From its 1993 formation to its 2003 breakup, the Dismemberment Plan was a culty blog band before we knew what a blog was. I gleefully drank the Kool-Aid: one packet of Prince, two cups Fugazi, one gallon of De La Soul, and stir.
And while many fans' devotion to the group borders on religious, I must express mine in the form of disclosure: In my college years, the Plan invited my old band on tour. I turned 21 opening up for them in Hoboken, N.J. And when they split up, bassist Eric Axelson sold us their tour van, a 2001 Ford Econoline with a CD player and working AC.
But we roll deeper than that. The Dismemberment Plan opened the third punk show I ever saw - a barely attended gig in December 1995, the waning days of the old 9:30 Club.
Named after a Bill Murray line in "Groundhog Day," the band looked defiantly uncool, convulsing onstage in pleated Dockers and untucked Oxfords as if it had come straight to 930 F St. after a highly caffeinated afternoon of data entry.
The jittery post-punk made me feel as if adulthood was a place where awkward people could actually thrive.

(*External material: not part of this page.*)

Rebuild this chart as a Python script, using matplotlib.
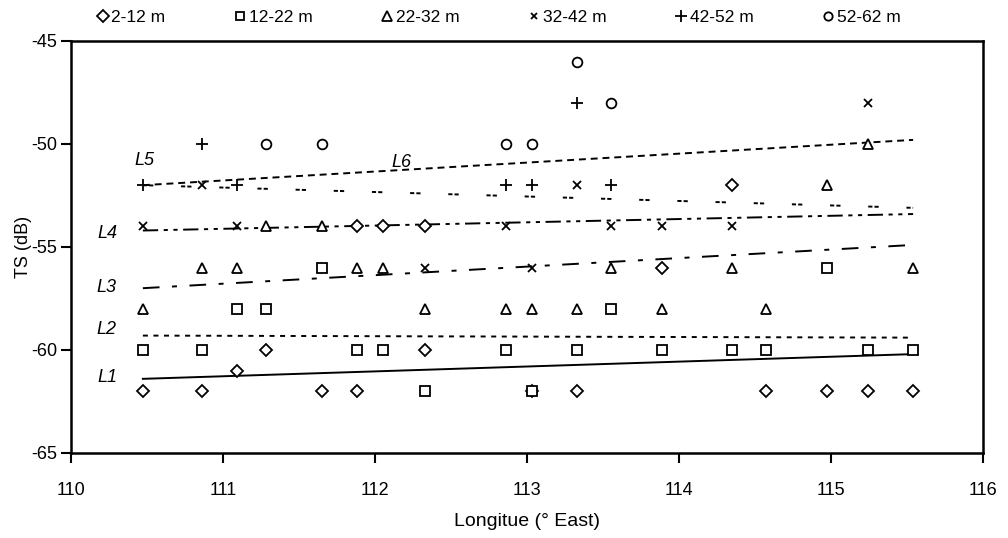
import matplotlib
matplotlib.use("Agg")
import matplotlib.pyplot as plt
from matplotlib.lines import Line2D

plt.rcParams['font.family'] = ['Liberation Sans', 'DejaVu Sans']
plt.rcParams['lines.scale_dashes'] = False
plt.rcParams['axes.unicode_minus'] = False

# ---- data ----
d_x = [110.47, 110.86, 111.09, 111.28, 111.65, 111.88, 111.88, 112.05, 112.33, 112.33,
       113.03, 113.33, 113.89, 114.35, 114.57, 114.97, 115.24, 115.54]
d_y = [-62, -62, -61, -60, -62, -62, -54, -54, -54, -60,
       -62, -62, -56, -52, -62, -62, -62, -62]

s_x = [110.47, 110.86, 111.09, 111.28, 111.65, 111.88, 112.05, 112.33, 112.86, 113.03,
       113.33, 113.55, 113.89, 114.35, 114.57, 114.97, 115.24, 115.54]
s_y = [-60, -60, -58, -58, -56, -60, -60, -62, -60, -62,
       -60, -58, -60, -60, -60, -56, -60, -60]

t_x = [110.47, 110.86, 111.09, 111.28, 111.65, 111.88, 112.05, 112.33, 112.86, 113.03,
       113.33, 113.55, 113.89, 114.35, 114.57, 114.97, 115.24, 115.54]
t_y = [-58, -56, -56, -54, -54, -56, -56, -58, -58, -58,
       -58, -56, -58, -56, -58, -52, -50, -56]

x_x = [110.47, 110.86, 111.09, 112.33, 112.86, 113.03, 113.33, 113.55, 113.89, 114.35, 115.24]
x_y = [-54, -52, -54, -56, -54, -56, -52, -54, -54, -54, -48]

p_x = [110.47, 110.86, 111.09, 112.86, 113.03, 113.33, 113.55]
p_y = [-52, -50, -52, -52, -52, -48, -52]

o_x = [111.28, 111.65, 112.86, 113.03, 113.33, 113.55]
o_y = [-50, -50, -50, -50, -46, -48]

series_labels = ['2-12 m', '12-22 m', '22-32 m', '32-42 m', '42-52 m', '52-62 m']

# trend lines: start/end longitude and TS
line_x = [110.47, 115.54]
line_names = ['L1', 'L2', 'L3', 'L4', 'L5', 'L6']
line_y = {
    'L1': [-61.4, -60.2],
    'L2': [-59.3, -59.4],
    'L3': [-57.0, -54.9],
    'L4': [-54.2, -53.4],
    'L5': [-52.0, -53.1],
    'L6': [-52.0, -49.8],
}
label_pos = {
    'L1': (110.24, -61.35),
    'L2': (110.23, -59.0),
    'L3': (110.23, -56.95),
    'L4': (110.24, -54.35),
    'L5': (110.48, -50.8),
    'L6': (112.17, -50.9),
}

x_ticks = [110, 111, 112, 113, 114, 115, 116]
y_ticks = [-65, -60, -55, -50, -45]

# ---- plot ----
fig = plt.figure(figsize=(10.08, 5.38), dpi=100)
ax = fig.add_axes([0.0709, 0.158, 0.9043, 0.7658])

styles = {
    'L1': dict(linestyle='-'),
    'L2': dict(dashes=(3.6, 4.0)),
    'L3': dict(dashes=(12, 9, 3.6, 9)),
    'L4': dict(dashes=(11, 4, 3, 4, 3, 4)),
    'L5': dict(dashes=(3, 1.5, 3, 20)),
    'L6': dict(dashes=(5, 3.5)),
}
for name in line_names:
    ax.plot(line_x, line_y[name], color='black', lw=1.4, **styles[name], zorder=2)
    lx, ly = label_pos[name]
    ax.text(lx, ly, name, fontsize=13, style='italic', ha='center', va='center')

mk = dict(color='black', linestyle='none', markerfacecolor='white', markeredgewidth=1.3, zorder=3)
ax.plot(d_x, d_y, marker='D', markersize=6.5, **mk)
ax.plot(s_x, s_y, marker='s', markersize=6.5, **mk)
ax.plot(t_x, t_y, marker='^', markersize=7.5, **mk)
ax.plot(x_x, x_y, marker='x', markersize=5.5, **mk)
ax.plot(p_x, p_y, marker='+', markersize=9, **mk)
ax.plot(o_x, o_y, marker='o', markersize=7, **mk)

ax.set_xlim(110, 116)
ax.set_ylim(-65, -45)
ax.set_xticks(x_ticks)
ax.set_yticks(y_ticks)
ax.tick_params(direction='out', length=7, width=1.5, labelsize=13)
ax.tick_params(axis='x', pad=14)
for sp in ax.spines.values():
    sp.set_linewidth(1.8)

ax.set_xlabel('Longitue (° East)', fontsize=14, labelpad=10)
ax.set_ylabel('TS (dB)', fontsize=13)
ax.yaxis.set_label_coords(-0.043, 0.5)

# legend
markers = ['D', 's', '^', 'x', '+', 'o']
sizes = [6, 6, 7, 5, 8, 6]
handles = [Line2D([], [], marker=m, markersize=sz, color='black', linestyle='none',
                  markerfacecolor='white', markeredgewidth=1.3)
           for m, sz in zip(markers, sizes)]
fig.legend(handles, series_labels, loc='center', bbox_to_anchor=(0.495, 0.967), ncol=6,
           frameon=False, fontsize=12.5, handlelength=0.6, handletextpad=0.2,
           columnspacing=4.0)

fig.savefig('out.png', dpi=100)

I'm hardly the only one who grew up with these wonderfully cracked pop songs. Pitchfork, the influential indie-rock Web site, recently gave the reissue of "Emergency & I" a perfect 10.0 score, saying, "we've all used it for breakups, for family emergencies, for nights when we're feeling low and can't quite settle on the source."

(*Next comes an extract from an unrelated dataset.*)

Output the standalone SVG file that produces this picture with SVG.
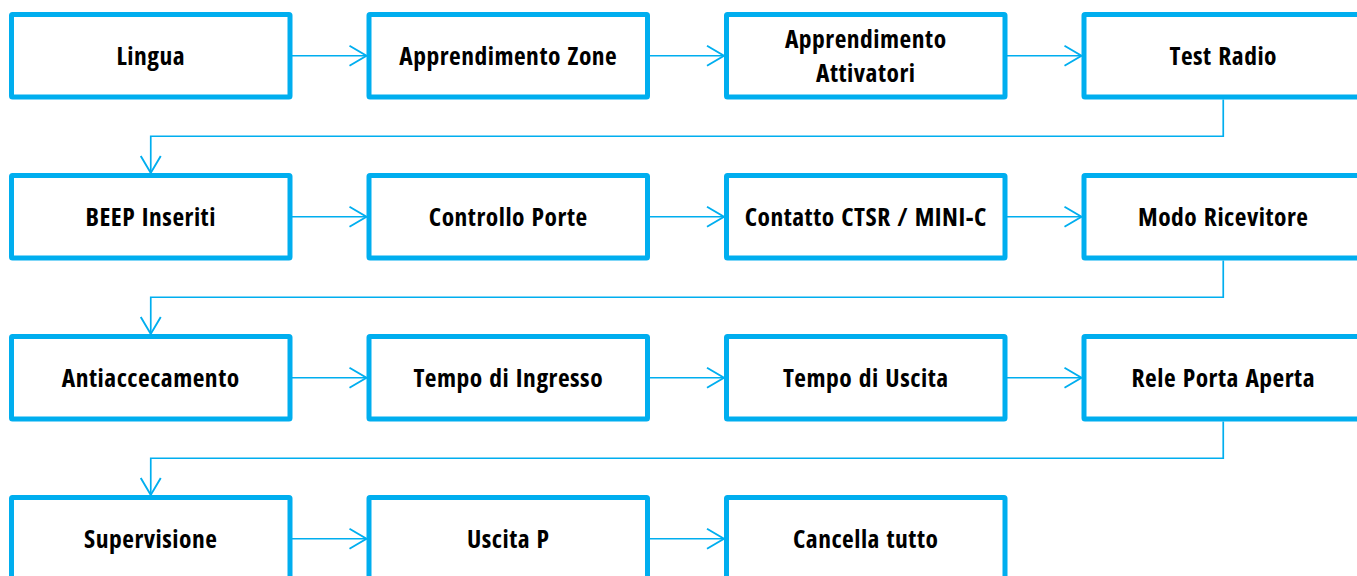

But my love for the band wasn't for its records so much as its live shows - sweaty, jostling affairs where teenagers who liked the Roots or the Talking Heads or Roni Size or Brainiac could learn to dance.

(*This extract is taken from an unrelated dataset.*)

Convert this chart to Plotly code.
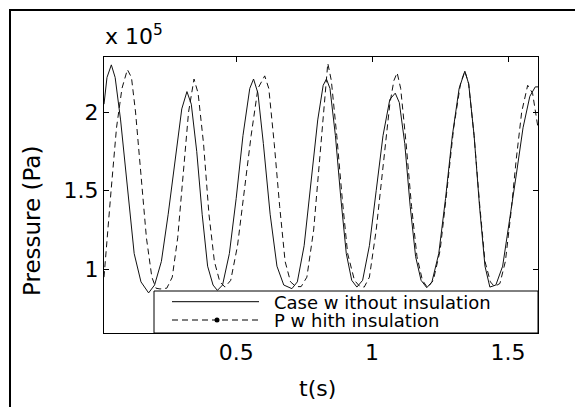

The suits at Interscope Records must have noticed this when they signed the Dismemberment Plan in 1998, moments before Napster stuck its needle in the record industry's bloated bubble. The band pocketed a cash advance, plus a $50,000 recording budget for two albums, but was dropped the next year when a merger between Universal (Interscope's parent label) and PolyGram threw the label into chaos. Instead of landing them on MTV, "Emergency & I" was quietly released on DeSoto Records, an indie label run by members of Washington post-punk forebears Jawbox.
Underground devotion ensued, but after a final album, 2001's "Change," the Plan threw in the towel. Morrison would immediately embark on a solo career - one that would become a cautionary tale about the metastasizing influence of the Internet. His 2004 solo album, "Travistan," received an infamous 0.0 grade from Pitchfork, a review that, in 2006, Morrison told The Post had a "catastrophic effect" on his musical career.
Since then, he's taken up singing in a church choir in New York, where he now resides and works for the Huffington Post. Everyone else still lives in the Washington area. Axelson works for Rock the Vote, Caddell is a freelance audio engineer and Easley works for NASA.
Barefoot, sporting shorts and a T-shirt at Galaxy Hut, Easley presumably did not come straight from work.
Chad Clark, one of the producers of "Emergency & I," arrives a few songs late into the set, and Morrison yelps as if a paramedic has arrived on the scene.
"Chad!" he hollers."The first song, my strap broke five times!"
The show is off to a rowdy start, but aside from a defective guitar strap and some synthesizer glitches, the band sounds well oiled, dishing out weird tunes about the weirdness of Washington. "Doing the Standing Still" mocks D.C.'s perennially flat-footed rock crowds, "Ellen & Ben" cites a morning spent watching "The McLaughlin Group," and "Spider in the Snow," a song that mentions a temp job on K Street, still contains Morrison's most enduring lyric: "The only thing worse than bad memories are no memories at all."
After Caddell's keyboard ekes out a song's final chord, he stretches his arms and shares his pain: "I'm old, man!"
Morrison quips back, "Jason, you're a hog . . . a handsome older gentlemen. Everyone say, 'Jason, you're a hog!' "
(Everyone: "JASON, YOU'RE A HOG!")
Morrison is just as garrulous in song, and tonight he's coughing up his lyric book in a swarm of altered shapes - somewhere between an auctioneer and Bob Dylan. During the bridge of "OK, Jokes Over," he chants the refrain to "Fembot," a tune by Swedish pop singer Robyn. I've heard Morrison pull this trick countless times, inserting little fragments of OutKast, Britney Spears or Lauryn Hill into the clatter.
When it's over, 80 voices explode in a cheer that seems to have been saved for the end of the show. There's no encore, but the crowd lingers for hours, repeatedly snaring the band members in conversation as they unsuccessfully try to schlep their gear out to the curb.
Nobody ever wants to leave a place like this - a room giddy on the fumes of old memories and new ones, too.